Records with drawing code:
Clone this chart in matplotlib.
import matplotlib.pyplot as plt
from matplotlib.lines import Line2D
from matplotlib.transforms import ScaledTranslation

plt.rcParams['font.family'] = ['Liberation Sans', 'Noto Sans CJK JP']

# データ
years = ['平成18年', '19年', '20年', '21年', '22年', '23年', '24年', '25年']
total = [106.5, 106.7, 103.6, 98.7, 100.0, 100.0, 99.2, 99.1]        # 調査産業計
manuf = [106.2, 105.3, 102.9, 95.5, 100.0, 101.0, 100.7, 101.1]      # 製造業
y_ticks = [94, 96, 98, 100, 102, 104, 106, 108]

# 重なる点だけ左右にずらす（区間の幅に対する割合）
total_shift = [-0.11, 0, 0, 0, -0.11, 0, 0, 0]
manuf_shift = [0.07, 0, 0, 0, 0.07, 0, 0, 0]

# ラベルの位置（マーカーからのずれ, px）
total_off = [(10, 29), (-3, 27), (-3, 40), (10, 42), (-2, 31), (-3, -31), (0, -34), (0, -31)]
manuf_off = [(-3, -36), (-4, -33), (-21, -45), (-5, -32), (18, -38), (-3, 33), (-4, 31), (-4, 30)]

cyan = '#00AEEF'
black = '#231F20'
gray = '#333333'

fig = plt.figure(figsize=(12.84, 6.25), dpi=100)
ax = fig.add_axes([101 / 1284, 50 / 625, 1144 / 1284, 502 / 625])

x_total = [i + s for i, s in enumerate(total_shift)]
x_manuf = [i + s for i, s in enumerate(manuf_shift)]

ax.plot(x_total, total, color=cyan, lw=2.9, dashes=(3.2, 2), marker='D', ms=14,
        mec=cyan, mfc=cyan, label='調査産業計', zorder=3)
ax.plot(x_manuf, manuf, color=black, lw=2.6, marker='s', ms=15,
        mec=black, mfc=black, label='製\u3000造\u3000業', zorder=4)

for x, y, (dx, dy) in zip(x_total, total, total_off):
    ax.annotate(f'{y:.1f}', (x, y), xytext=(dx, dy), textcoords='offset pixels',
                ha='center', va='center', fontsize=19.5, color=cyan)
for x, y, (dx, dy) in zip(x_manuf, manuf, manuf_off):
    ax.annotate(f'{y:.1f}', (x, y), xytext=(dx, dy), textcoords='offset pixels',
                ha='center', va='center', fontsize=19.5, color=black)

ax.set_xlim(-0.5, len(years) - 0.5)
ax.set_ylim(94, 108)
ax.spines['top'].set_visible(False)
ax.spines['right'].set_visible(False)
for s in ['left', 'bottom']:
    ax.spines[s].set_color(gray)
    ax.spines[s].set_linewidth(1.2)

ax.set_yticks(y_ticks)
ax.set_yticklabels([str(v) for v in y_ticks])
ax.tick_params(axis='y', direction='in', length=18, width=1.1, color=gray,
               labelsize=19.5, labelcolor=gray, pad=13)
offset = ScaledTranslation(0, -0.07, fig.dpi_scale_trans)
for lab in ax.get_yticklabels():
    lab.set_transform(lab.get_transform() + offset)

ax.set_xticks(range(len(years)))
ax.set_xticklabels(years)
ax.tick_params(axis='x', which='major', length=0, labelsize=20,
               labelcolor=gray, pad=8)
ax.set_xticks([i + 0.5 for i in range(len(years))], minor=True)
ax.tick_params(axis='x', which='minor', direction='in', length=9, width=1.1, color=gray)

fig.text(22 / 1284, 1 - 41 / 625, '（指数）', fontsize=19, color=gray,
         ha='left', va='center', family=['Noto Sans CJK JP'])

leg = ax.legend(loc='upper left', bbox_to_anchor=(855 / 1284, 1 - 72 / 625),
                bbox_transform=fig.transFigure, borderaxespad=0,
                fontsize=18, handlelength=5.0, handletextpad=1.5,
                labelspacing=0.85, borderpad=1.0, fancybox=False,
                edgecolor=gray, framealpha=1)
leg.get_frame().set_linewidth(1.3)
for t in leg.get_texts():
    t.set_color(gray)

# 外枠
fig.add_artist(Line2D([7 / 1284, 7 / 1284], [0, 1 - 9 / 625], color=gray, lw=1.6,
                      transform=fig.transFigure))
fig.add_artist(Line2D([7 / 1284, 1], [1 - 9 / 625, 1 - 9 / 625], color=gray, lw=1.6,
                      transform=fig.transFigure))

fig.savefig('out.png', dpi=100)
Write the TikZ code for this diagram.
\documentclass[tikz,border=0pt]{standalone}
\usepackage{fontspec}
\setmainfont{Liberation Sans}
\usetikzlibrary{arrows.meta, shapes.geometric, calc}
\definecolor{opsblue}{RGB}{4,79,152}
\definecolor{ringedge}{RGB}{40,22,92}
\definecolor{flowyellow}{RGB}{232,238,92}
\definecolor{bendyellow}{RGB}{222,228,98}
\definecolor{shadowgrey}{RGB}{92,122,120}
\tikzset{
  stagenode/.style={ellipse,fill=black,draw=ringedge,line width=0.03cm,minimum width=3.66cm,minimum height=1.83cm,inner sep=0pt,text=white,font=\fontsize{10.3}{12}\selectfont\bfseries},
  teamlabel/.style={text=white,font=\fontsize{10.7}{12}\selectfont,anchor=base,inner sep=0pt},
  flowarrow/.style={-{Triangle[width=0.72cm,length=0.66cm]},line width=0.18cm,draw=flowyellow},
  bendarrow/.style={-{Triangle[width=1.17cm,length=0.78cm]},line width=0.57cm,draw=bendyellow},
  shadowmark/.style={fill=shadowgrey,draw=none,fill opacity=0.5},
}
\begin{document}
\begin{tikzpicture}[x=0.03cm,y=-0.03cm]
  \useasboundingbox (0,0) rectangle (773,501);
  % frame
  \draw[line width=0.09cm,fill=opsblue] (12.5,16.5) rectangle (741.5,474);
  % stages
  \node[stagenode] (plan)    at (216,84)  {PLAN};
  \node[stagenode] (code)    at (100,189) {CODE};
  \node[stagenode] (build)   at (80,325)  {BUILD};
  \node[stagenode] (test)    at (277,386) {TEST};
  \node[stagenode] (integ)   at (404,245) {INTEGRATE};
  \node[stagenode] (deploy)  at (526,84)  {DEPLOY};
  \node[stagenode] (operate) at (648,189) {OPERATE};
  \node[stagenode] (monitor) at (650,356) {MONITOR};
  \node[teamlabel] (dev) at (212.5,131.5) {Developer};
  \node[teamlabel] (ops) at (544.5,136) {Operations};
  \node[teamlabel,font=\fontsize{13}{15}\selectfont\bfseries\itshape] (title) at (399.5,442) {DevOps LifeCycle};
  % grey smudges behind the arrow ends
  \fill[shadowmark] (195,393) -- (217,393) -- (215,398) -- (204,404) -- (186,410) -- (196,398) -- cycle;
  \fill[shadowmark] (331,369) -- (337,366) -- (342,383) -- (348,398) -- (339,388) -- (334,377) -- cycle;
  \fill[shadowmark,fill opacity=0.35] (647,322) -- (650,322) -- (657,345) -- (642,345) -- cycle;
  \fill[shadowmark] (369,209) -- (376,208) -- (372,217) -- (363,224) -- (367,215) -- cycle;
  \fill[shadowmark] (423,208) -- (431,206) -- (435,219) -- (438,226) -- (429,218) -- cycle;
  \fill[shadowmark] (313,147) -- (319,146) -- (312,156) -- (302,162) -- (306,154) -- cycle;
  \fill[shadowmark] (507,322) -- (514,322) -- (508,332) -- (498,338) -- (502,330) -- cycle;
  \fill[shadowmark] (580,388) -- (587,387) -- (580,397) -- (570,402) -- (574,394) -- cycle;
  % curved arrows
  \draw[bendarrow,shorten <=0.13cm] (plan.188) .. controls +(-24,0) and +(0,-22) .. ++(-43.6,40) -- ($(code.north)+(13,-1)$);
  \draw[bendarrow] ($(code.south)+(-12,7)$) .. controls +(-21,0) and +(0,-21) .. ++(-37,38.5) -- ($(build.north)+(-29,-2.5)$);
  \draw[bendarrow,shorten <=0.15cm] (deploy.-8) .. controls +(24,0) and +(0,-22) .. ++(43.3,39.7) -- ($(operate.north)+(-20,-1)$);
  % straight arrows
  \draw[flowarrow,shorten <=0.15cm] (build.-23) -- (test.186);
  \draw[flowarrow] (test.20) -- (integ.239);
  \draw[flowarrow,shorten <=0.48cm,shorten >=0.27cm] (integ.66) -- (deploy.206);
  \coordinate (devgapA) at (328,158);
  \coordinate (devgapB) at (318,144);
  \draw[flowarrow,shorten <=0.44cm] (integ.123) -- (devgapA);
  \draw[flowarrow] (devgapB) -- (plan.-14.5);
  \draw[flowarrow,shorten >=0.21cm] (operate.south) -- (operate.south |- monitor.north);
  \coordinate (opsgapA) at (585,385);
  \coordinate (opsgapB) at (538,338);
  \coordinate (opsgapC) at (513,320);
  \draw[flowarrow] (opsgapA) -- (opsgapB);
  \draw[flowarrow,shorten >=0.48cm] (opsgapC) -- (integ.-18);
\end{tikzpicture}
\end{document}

» **WHAT TO DO**
Only the lines from the first line of the records through the line containing "plt.rcParams['font.family'] = ['Liberation" should be repeated, exactly as they appear.

» **THE SOLUTION**
Clone this chart in matplotlib.
import matplotlib.pyplot as plt
from matplotlib.lines import Line2D
from matplotlib.transforms import ScaledTranslation

plt.rcParams['font.family'] = ['Liberation Sans', 'Noto Sans CJK JP']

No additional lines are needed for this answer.